Oltre all’incremento dell’offerta, Goldman Sachs sottolinea come anche la domanda di petrolio presenti fattori di debolezza. Recenti dati economici dagli Stati Uniti, segnali di rallentamento in Cina e l’inasprimento delle tariffe commerciali stanno creando ulteriori incertezze. L’annuncio dell’OPEC+ ha già avuto un impatto immediato sul mercato, con un calo dei prezzi del petrolio di circa il 2%, raggiungendo il livello più basso delle ultime 12 settimane. Anche altre istituzioni finanziarie hanno rivisto le proprie prospettive sul mercato del petrolio. Citi Research ha dichiarato che la decisione dell’OPEC+ è più ribassista rispetto alle previsioni iniziali, che ipotizzavano un ritorno della produzione su livelli più alti solo nel 2025. Attualmente, Citi prevede che il Brent scenderà a una fascia compresa tra 60 e 65 dollari al barile nei prossimi 6-12 mesi. Barclays, invece, interpreta la mossa dell’OPEC+ come una risposta a pressioni politiche, in particolare dagli Stati Uniti, piuttosto che a un effettivo aumento della domanda globale.

Considerazioni geopolitiche ed energetiche

Negli ultimi 24 mesi, il contesto geopolitico ha giocato un ruolo cruciale nell’andamento del mercato energetico, in particolare sui prezzi del petrolio e sugli asset collegati. La guerra in Ucraina, le sanzioni imposte alla Russia e il conseguente riassetto delle catene di approvvigionamento hanno ridefinito gli equilibri globali. Nel frattempo, le tensioni in Medio Oriente e le politiche statunitensi sui combustibili fossili hanno ulteriormente influenzato la produzione e il commercio petrolifero. L’OPEC+, nel tentativo di bilanciare la domanda e l’offerta, si trova ora a dover navigare tra pressioni economiche e interessi politici contrastanti. Se l’aumento della produzione proseguirà senza un parallelo rafforzamento della domanda, il mercato potrebbe trovarsi di fronte a una fase prolungata di prezzi deboli, con conseguenze dirette sulle economie esportatrici di petrolio e sugli investitori nei settori energetici tradizionali.

Il prezzo del Brent è destinato a rimanere sotto pressione nei prossimi anni a causa di una combinazione di fattori strutturali e geopolitici.
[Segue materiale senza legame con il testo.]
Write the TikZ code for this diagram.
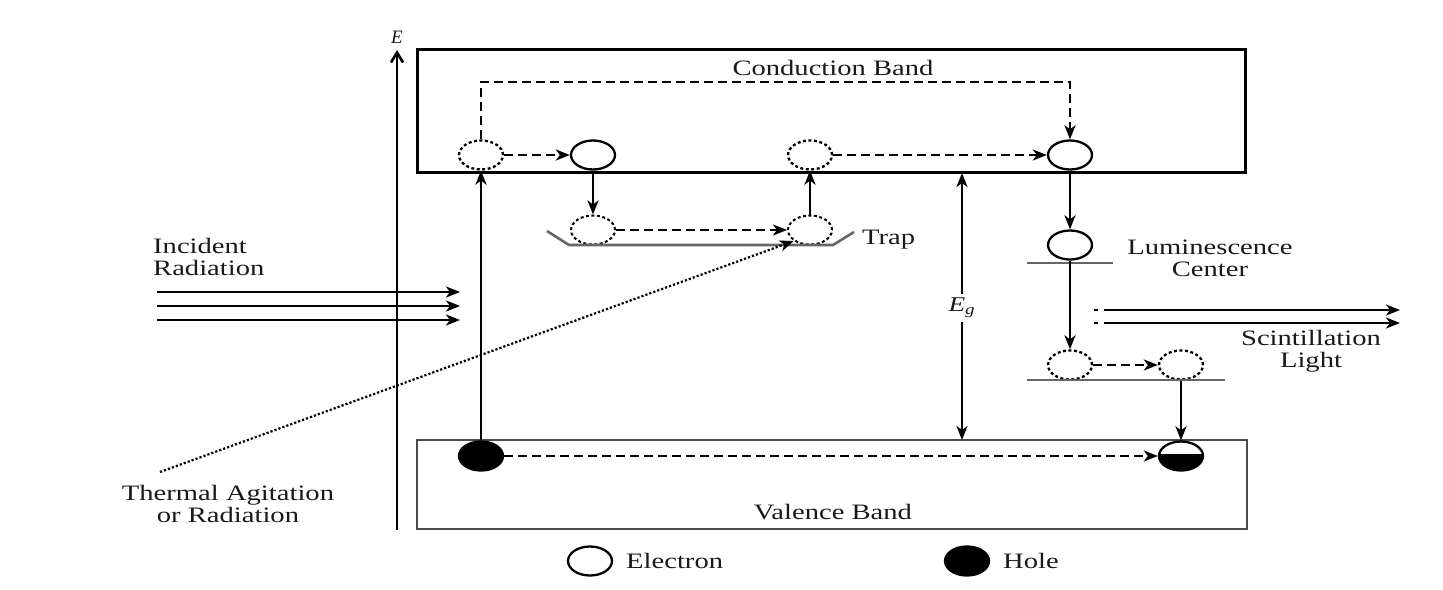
\documentclass[tikz,border=0pt]{standalone}
\usepackage{fontspec}
\setmainfont{Liberation Serif}
\usepackage{graphicx}
\usetikzlibrary{shapes.geometric,arrows.meta}
\newcommand{\sx}[1]{\scalebox{1.3}[1]{#1}}
\begin{document}
\begin{tikzpicture}[x=1pt,y=-1pt,
  band/.style={draw,line width=3pt},
  el/.style={ellipse,draw,line width=2.3pt,minimum width=44pt,minimum height=29pt,inner sep=0pt},
  eld/.style={el,dash pattern=on 3pt off 2.5pt},
  elf/.style={el,fill=black},
  arr/.style={line width=2.6pt,-{Stealth[length=14pt,width=11pt,inset=4pt]}},
  darr/.style={arr,dash pattern=on 9pt off 5pt},
  lvl/.style={line width=2.6pt,draw=black!60},
  lbl/.style={font=\fontsize{22}{24}\selectfont,inner sep=0pt,text=black!90},
]
\useasboundingbox (0,0) rectangle (1443,589);
% axis
\coordinate (ax0) at (397,530);
\coordinate (ax1) at (397,50);
\draw[line width=2.6pt,-{Straight Barb[length=10pt,width=12pt]}] (ax0) -- (ax1);
\node[lbl,font=\fontsize{19}{20}\selectfont\itshape] (E) at (397,37) {E};
% bands
\node[band,minimum width=828pt,minimum height=123pt,inner sep=0pt] (cb) at (831,110.5) {};
\node[band,draw=black!70,line width=2.6pt,minimum width=830pt,minimum height=89pt,inner sep=0pt] (vb) at (832,484.5) {};
\node[lbl] (cbl) at (833,68) {\sx{Conduction Band}};
\node[lbl] (vbl) at (833,512) {\sx{Valence Band}};
% conduction band electrons
\node[eld] (c1) at (481,155) {};
\node[el] (c2) at (593,155) {};
\node[eld] (c3) at (810,155) {};
\node[el] (c4) at (1070,155) {};
\coordinate (tl) at (481,82);
\coordinate (tr) at (1070,82);
\draw[darr] (c1.north) -- (tl) -- (tr) -- (c4.north);
\draw[darr] (c1) -- (c2);
\draw[darr] (c3) -- (c4);
% trap
\node[eld,line width=2pt] (t1) at (593,230) {};
\node[eld,line width=2pt] (t2) at (810,230) {};
\coordinate (tp1) at (547,231);
\coordinate (tp2) at (569,245);
\coordinate (tp3) at (833,245);
\coordinate (tp4) at (854,232);
\draw[lvl] (tp1) -- (tp2) -- (tp3) -- (tp4);
\node[lbl,anchor=west] (trap) at (862,240) {\sx{Trap}};
\draw[arr] (c2) -- (t1);
\draw[darr] (t1) -- (t2);
\draw[arr] (t2) -- (c3);
% hole and excitation
\node[elf] (hole) at (481,456) {};
\draw[arr] (hole) -- (c1);
% final recombination
\node[el] (fin) at (1181,456) {};
\begin{scope}
  \clip (1155,454) rectangle (1207,475);
  \fill (fin.center) ellipse [x radius=22pt,y radius=14.5pt];
\end{scope}
\draw[darr] (hole) -- (fin);
% band gap
\coordinate (egt) at (962,173);
\coordinate (egb) at (962,440);
\draw[line width=2.6pt,{Stealth[length=14pt,width=11pt,inset=4pt]}-{Stealth[length=14pt,width=11pt,inset=4pt]}] (egt) -- (egb);
\node[lbl,fill=white,inner sep=4pt,font=\fontsize{21}{22}\selectfont\itshape] (eg) at (962,308) {\sx{E\textsubscript{g}}};
% luminescence center
\node[el] (l1) at (1070,245) {};
\draw[lvl] (1027,263) -- (1113,263);
\node[lbl,align=center] (lcl) at (1210,258) {\sx{Luminescence}\\[-2pt]\sx{Center}};
\draw[arr] (c4) -- (l1);
\node[eld] (l2) at (1070,365) {};
\node[eld] (l3) at (1181,365) {};
\draw[lvl] (1027,380) -- (1225,380);
\draw[arr] (l1) -- (l2);
\draw[darr] (l2) -- (l3);
\draw[arr] (l3) -- (fin);
% scintillation light
\coordinate (s1a) at (1094,310);
\coordinate (s1b) at (1400,310);
\coordinate (s2a) at (1094,323);
\coordinate (s2b) at (1400,323);
\draw[arr,dash pattern=on 4pt off 6pt on 1000pt] (s1a) -- (s1b);
\draw[arr,dash pattern=on 4pt off 6pt on 1000pt] (s2a) -- (s2b);
\node[lbl,align=center] (scl) at (1311,351) {\sx{Scintillation}\\[-2pt]\sx{Light}};
% incident radiation
\foreach \y/\n in {292/a,306/b,320/c}{
  \coordinate (ir\n0) at (157,\y);
  \coordinate (ir\n1) at (460,\y);
  \draw[arr] (ir\n0) -- (ir\n1);
}
\node[lbl,align=left,anchor=north west] (irl) at (153,238) {\sx{Incident}\\[-2pt]\sx{Radiation}};
% thermal agitation
\coordinate (th0) at (160,472);
\draw[line width=2.2pt,dotted,-{Stealth[length=14pt,width=11pt,inset=4pt]}] (th0) -- (t2.south west);
\node[lbl,align=center] (thl) at (228,504) {\sx{Thermal Agitation}\\[-2pt]\sx{or Radiation}};
% legend
\node[el] (lge) at (590,561) {};
\node[lbl,anchor=west] (lgel) at (626,561) {\sx{Electron}};
\node[elf] (lgh) at (967,561) {};
\node[lbl,anchor=west] (lghl) at (1003,561) {\sx{Hole}};
\end{tikzpicture}
\end{document}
L’OPEC+ ha storicamente agito come regolatore del mercato, intervenendo con tagli o aumenti di produzione per stabilizzare i prezzi. Tuttavia, con la crescente concorrenza da parte dei produttori di shale oil statunitensi e la transizione energetica in corso, il cartello potrebbe avere difficoltà a mantenere il controllo assoluto sul mercato. Inoltre, la Cina e l’India, due dei principali consumatori di petrolio al mondo, stanno diversificando le proprie fonti di approvvigionamento, riducendo progressivamente la loro dipendenza dal greggio mediorientale. Questo trend potrebbe limitare l’efficacia delle strategie dell’OPEC+ e amplificare la volatilità del mercato. Al momento il prezzo del petrolio registra una lieve tendenza al rialzo, con il Brent a 69,29 dollari al barile e il WTI a 67,14 dollari. Tuttavia, il mercato resta volatile a causa di tensioni geopolitiche, decisioni dell’OPEC+ e timori di recessione. L’incremento della produzione di alcuni paesi OPEC ha inoltre esercitato pressioni al ribasso. Dopo aver raggiunto un picco annuale a gennaio, i prezzi si sono stabilizzati, mentre gli operatori continuano a monitorare le dinamiche globali per adeguare le proprie strategie. Nel contesto energetico globale, la spinta verso la decarbonizzazione e l’adozione di energie rinnovabili stanno riducendo la domanda strutturale di petrolio nel lungo termine. Gli investimenti in infrastrutture per l’energia pulita stanno aumentando rapidamente, con molte nazioni che mirano a ridurre le emissioni e la dipendenza dai combustibili fossili. Tuttavia, nel breve e medio termine, il petrolio rimarrà un elemento centrale dell’economia globale, influenzato non solo dalle dinamiche di domanda e offerta, ma anche da eventi geopolitici imprevedibili. Per i trader e gli investitori, monitorare le decisioni dell’OPEC+, le politiche energetiche delle grandi potenze economiche e le tensioni internazionali sarà cruciale per comprendere le future tendenze del mercato.